Plane-Selective Coating of Li2SnO3 on Li[NixCo1-x]O2 for High Power Li ion Batteries.

Abstract

Interphase engineering is becoming increasingly important in improving the electrochemical performance of cathode materials for rechargeable batteries, including Li ion, Li metal, and all-solid-state batteries, because irreversible surface reactions, such as electrolyte decomposition, and transition metal dissolution, constitute one of these batteries' failure modes. In this connection, various surface-engineered cathode materials have been investigated to improve interfacial properties. No synthesis methods, however, have considered a plane-selective surface modification of cathode materials.
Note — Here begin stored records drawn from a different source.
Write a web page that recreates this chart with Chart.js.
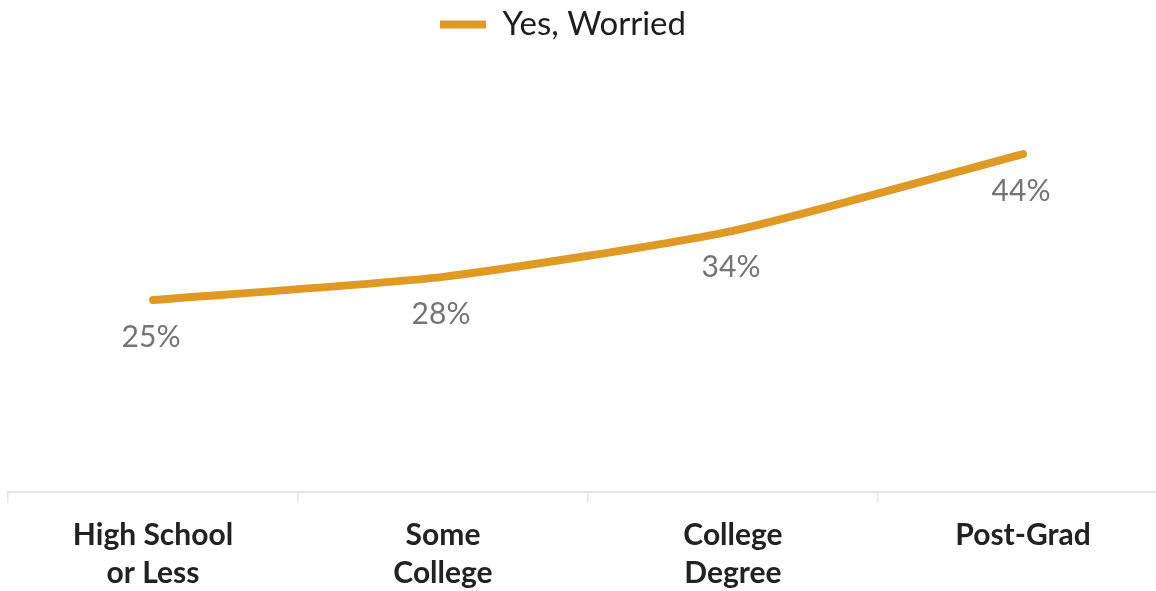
<!DOCTYPE html>
<html>
<head>
<meta charset="utf-8">
<script src="https://cdn.jsdelivr.net/npm/chart.js@4.4.1/dist/chart.umd.min.js"></script>
<style>
  html, body { margin: 0; padding: 0; background: #fff; overflow: hidden; }
  #wrap { position: relative; width: 1168px; height: 605px; }
</style>
</head>
<body>
<div id="wrap"><canvas id="worryChart"></canvas></div>
<script>
const categories = [['High School', 'or Less'], ['Some', 'College'], ['College', 'Degree'], ['Post-Grad']];
const worriedValues = [25, 28, 34, 44];
const seriesName = 'Yes, Worried';

const lineColor = '#DF9A26';

// percent labels drawn just under each point
const pointLabels = {
    id: 'pointLabels',
    afterDatasetsDraw(chart) {
        const ctx = chart.ctx;
        const meta = chart.getDatasetMeta(0);
        ctx.save();
        ctx.font = '30px Lato, sans-serif';
        ctx.fillStyle = '#747474';
        ctx.textAlign = 'center';
        ctx.textBaseline = 'middle';
        meta.data.forEach((pt, i) => {
            ctx.fillText(worriedValues[i] + '%', pt.x - 2, pt.y + 37);
        });
        ctx.restore();
    }
};

// leave room between the legend and the plot, and nudge the legend left a bit
const legendSpacer = {
    id: 'legendSpacer',
    beforeInit(chart) {
        const origFit = chart.legend.fit;
        chart.legend.fit = function () {
            origFit.bind(chart.legend)();
            this.height += 57;
        };
    },
    afterLayout(chart) {
        chart.legend.left -= 25;
        chart.legend.right -= 25;
    }
};

new Chart(document.getElementById('worryChart'), {
    type: 'line',
    data: {
        labels: categories,
        datasets: [{
            label: seriesName,
            data: worriedValues,
            borderColor: lineColor,
            backgroundColor: lineColor,
            borderWidth: 8,
            borderCapStyle: 'round',
            borderJoinStyle: 'round',
            tension: 0.2,
            pointRadius: 0,
            pointHoverRadius: 0
        }]
    },
    options: {
        responsive: true,
        maintainAspectRatio: false,
        animation: false,
        layout: { padding: { left: 8, right: 0, top: 0, bottom: 0 } },
        plugins: {
            legend: {
                position: 'top',
                labels: {
                    usePointStyle: true,
                    pointStyle: 'line',
                    pointStyleWidth: 46,
                    padding: 8,
                    color: '#1e1e1e',
                    font: { family: 'Lato, sans-serif', size: 33 }
                }
            },
            tooltip: { enabled: false }
        },
        scales: {
            x: {
                offset: true,
                grid: {
                    offset: true,
                    drawOnChartArea: false,
                    drawTicks: true,
                    tickLength: 11,
                    color: '#e4e4e4',
                    lineWidth: 1.5
                },
                border: { display: true, color: '#e4e4e4', width: 2 },
                ticks: {
                    color: '#222',
                    padding: 13,
                    maxRotation: 0,
                    autoSkip: false,
                    font: { family: 'Lato, sans-serif', size: 30, weight: 'bold', lineHeight: 1.27 }
                }
            },
            y: {
                display: false,
                min: 0,
                max: 50
            }
        }
    },
    plugins: [pointLabels, legendSpacer]
});
</script>
</body>
</html>
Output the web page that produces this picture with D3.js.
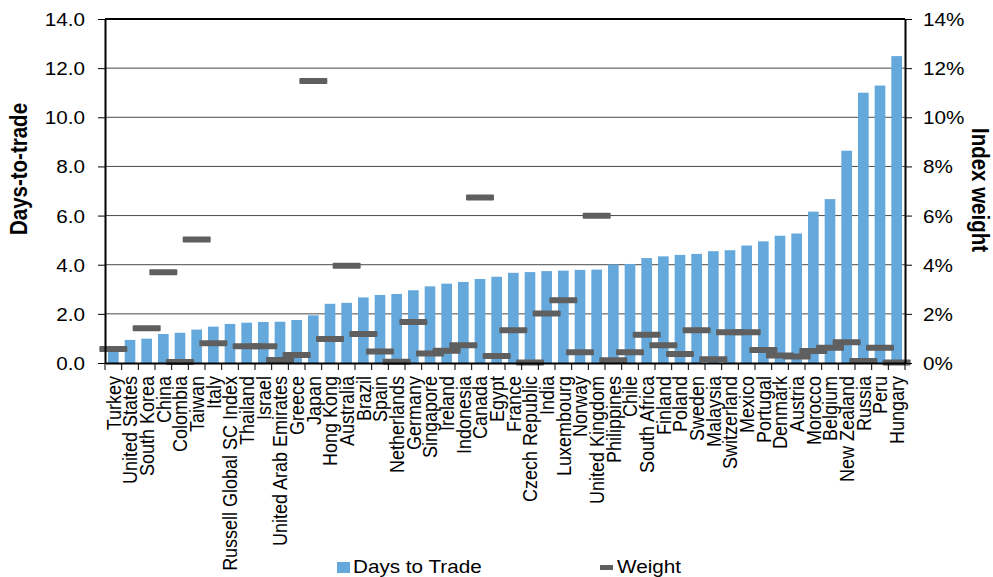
<!DOCTYPE html>
<html>
<head>
<meta charset="utf-8">
<script src="https://cdn.jsdelivr.net/npm/d3@7"></script>
<style>
  html, body { margin: 0; padding: 0; background: #fff; }
  svg { display: block; font-family: Arial, "Liberation Sans", sans-serif; }
</style>
</head>
<body>
<svg id="chart" width="993" height="577"></svg>
<script>
// Markets ordered by days-to-trade
const countries = [
  "Turkey", "United States", "South Korea", "China", "Colombia", "Taiwan", "Italy",
  "Russell Global SC Index", "Thailand", "Israel", "United Arab Emirates", "Greece",
  "Japan", "Hong Kong", "Australia", "Brazil", "Spain", "Netherlands", "Germany",
  "Singapore", "Ireland", "Indonesia", "Canada", "Egypt", "France", "Czech Republic",
  "India", "Luxembourg", "Norway", "United Kingdom", "Philippines", "Chile",
  "South Africa", "Finland", "Poland", "Sweden", "Malaysia", "Switzerland", "Mexico",
  "Portugal", "Denmark", "Austria", "Morocco", "Belgium", "New Zealand", "Russia",
  "Peru", "Hungary"
];

// Days needed to trade the position (left axis)
const daysToTrade = [
  0.62, 0.94, 0.99, 1.18, 1.23, 1.36, 1.48,
  1.59, 1.64, 1.67, 1.68, 1.75,
  1.94, 2.41, 2.45, 2.67, 2.77, 2.81, 2.96,
  3.12, 3.23, 3.30, 3.42, 3.51, 3.67, 3.70,
  3.74, 3.76, 3.79, 3.80, 4.01, 4.03,
  4.27, 4.34, 4.40, 4.44, 4.55, 4.59, 4.78,
  4.95, 5.18, 5.27, 6.16, 6.67, 8.64, 11.00,
  11.29, 12.49
];

// Index weight in percent (right axis); null where no marker is shown
const indexWeight = [
  0.57, null, 1.41, 3.69, 0.04, 5.03, 0.80,
  null, 0.68, 0.68, 0.12, 0.33,
  11.48, 0.98, 3.96, 1.18, 0.47, 0.05, 1.67,
  0.39, 0.50, 0.72, 6.74, 0.28, 1.33, 0.02,
  2.01, 2.55, 0.44, 5.99, 0.11, 0.44,
  1.15, 0.72, 0.37, 1.33, 0.15, 1.25, 1.25,
  0.53, 0.31, 0.26, 0.49, 0.62, 0.84, 0.08,
  0.62, 0.02
];

const leftTicks = [0, 2, 4, 6, 8, 10, 12, 14];
const rightTicks = [0, 2, 4, 6, 8, 10, 12, 14];
const legendLabels = ["Days to Trade", "Weight"];

const BLUE = "#64a8dc";
const GREY = "#5f5f5f";
const SX = 1.15; // horizontal glyph stretch

const svg = d3.select("#chart");
const plot = { left: 105, right: 905, top: 19, bottom: 363 };

const x = d3.scaleBand()
  .domain(countries)
  .range([plot.left, plot.right])
  .paddingInner(0.36)
  .paddingOuter(0.18);

const y = d3.scaleLinear().domain([0, 14]).range([plot.bottom, plot.top]);
const y2 = d3.scaleLinear().domain([0, 14]).range([plot.bottom, plot.top]);

// Horizontal gridlines
svg.append("g")
  .selectAll("line")
  .data(leftTicks.filter(d => d > 0 && d < 14))
  .join("line")
  .attr("x1", plot.left).attr("x2", plot.right)
  .attr("y1", d => y(d)).attr("y2", d => y(d))
  .attr("stroke", "#4a4a4a").attr("stroke-width", 1);

// Top frame line
svg.append("line")
  .attr("x1", plot.left).attr("x2", plot.right)
  .attr("y1", y(14)).attr("y2", y(14))
  .attr("stroke", "#000").attr("stroke-width", 2);

// Bars
svg.append("g")
  .selectAll("rect")
  .data(countries)
  .join("rect")
  .attr("x", d => x(d))
  .attr("width", x.bandwidth())
  .attr("y", (d, i) => y(daysToTrade[i]))
  .attr("height", (d, i) => y(0) - y(daysToTrade[i]))
  .attr("fill", BLUE);

// Weight markers
const dashW = x.step() * 1.68;
svg.append("g")
  .selectAll("rect")
  .data(countries.map((c, i) => ({ c, w: indexWeight[i] })).filter(d => d.w !== null))
  .join("rect")
  .attr("x", d => x(d.c) + x.bandwidth() / 2 - dashW / 2)
  .attr("width", dashW)
  .attr("y", d => y2(d.w) - 3)
  .attr("height", 6)
  .attr("rx", 1)
  .attr("fill", GREY);

// Left axis
const gLeft = svg.append("g")
  .attr("transform", `translate(${plot.left},0)`)
  .call(d3.axisLeft(y).tickValues(leftTicks).tickFormat(d3.format(".1f")).tickSize(7).tickSizeOuter(0));
gLeft.select(".domain").attr("stroke", "#000").attr("stroke-width", 2);
gLeft.selectAll(".tick line").attr("stroke", "#000");
gLeft.selectAll(".tick text")
  .attr("x", -20 / SX)
  .attr("dy", "0.36em")
  .attr("transform", `scale(${SX},1)`)
  .attr("font-size", 18)
  .attr("fill", "#000");

// Right axis
const gRight = svg.append("g")
  .attr("transform", `translate(${plot.right},0)`)
  .call(d3.axisRight(y2).tickValues(rightTicks).tickFormat(d => d + "%").tickSize(7).tickSizeOuter(0));
gRight.select(".domain").attr("stroke", "#000").attr("stroke-width", 2);
gRight.selectAll(".tick line").attr("stroke", "#000");
gRight.selectAll(".tick text")
  .attr("x", 18 / SX)
  .attr("dy", "0.36em")
  .attr("transform", `scale(${SX},1)`)
  .attr("font-size", 18)
  .attr("fill", "#000");

// Bottom axis with rotated category labels
const gBottom = svg.append("g")
  .attr("transform", `translate(0,${plot.bottom})`)
  .call(d3.axisBottom(x).tickSize(0).tickSizeOuter(0));
gBottom.select(".domain").attr("stroke", "#000").attr("stroke-width", 2);
gBottom.selectAll(".tick text")
  .attr("x", -13)
  .attr("y", 0)
  .attr("dy", "0.36em")
  .attr("text-anchor", "end")
  .attr("transform", `scale(${SX},1) rotate(-90)`)
  .attr("font-size", 18)
  .attr("fill", "#000");

// Tick marks at category boundaries
const bounds = countries.map(c => x(c) - (x.step() - x.bandwidth()) / 2).concat([plot.right]);
svg.append("g")
  .selectAll("line")
  .data(bounds)
  .join("line")
  .attr("x1", d => d).attr("x2", d => d)
  .attr("y1", plot.bottom).attr("y2", plot.bottom + 7)
  .attr("stroke", "#000").attr("stroke-width", 1);

// Axis titles
svg.append("text")
  .attr("transform", `translate(27,${(plot.top + plot.bottom) / 2 - 22}) scale(${SX},1) rotate(-90)`)
  .attr("text-anchor", "middle")
  .attr("font-size", 20.5)
  .attr("font-weight", "bold")
  .text("Days-to-trade");

svg.append("text")
  .attr("transform", `translate(972,${(plot.top + plot.bottom) / 2 - 1}) scale(${SX},1) rotate(90)`)
  .attr("text-anchor", "middle")
  .attr("font-size", 20.5)
  .attr("font-weight", "bold")
  .text("Index weight");

// Legend
const legend = svg.append("g");
legend.append("rect")
  .attr("x", 337).attr("y", 562).attr("width", 13).attr("height", 11)
  .attr("fill", BLUE);
legend.append("text")
  .attr("transform", `translate(353,573) scale(${SX},1)`)
  .attr("font-size", 18)
  .text(legendLabels[0]);
legend.append("rect")
  .attr("x", 600).attr("y", 565).attr("width", 13).attr("height", 5)
  .attr("fill", GREY);
legend.append("text")
  .attr("transform", `translate(617,573) scale(${SX},1)`)
  .attr("font-size", 18)
  .text(legendLabels[1]);
</script>
</body>
</html>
Herein, we introduce the basal-plane-selective coating of Li2SnO3 on layered Li[NixCo1-x]O2 (x = 0 and 0.5) using the concept of the thermal phase segregation of Sn-doped Li[NixCo1-x]O2 due to the solubility variation of Sn in Li[NixCo1-x]O2 with respect to temperature. The plane-selective surface modification enables the formation of Li2SnO3 nanolayers on only the Li[NixCo1-x]O2 basal plane without hindering the charge transfer of Li+ ions. As a result, the vertical heterostructure of Li[NixCo1-x]O2-Li2SnO3 core-shells show promising electrochemical performance.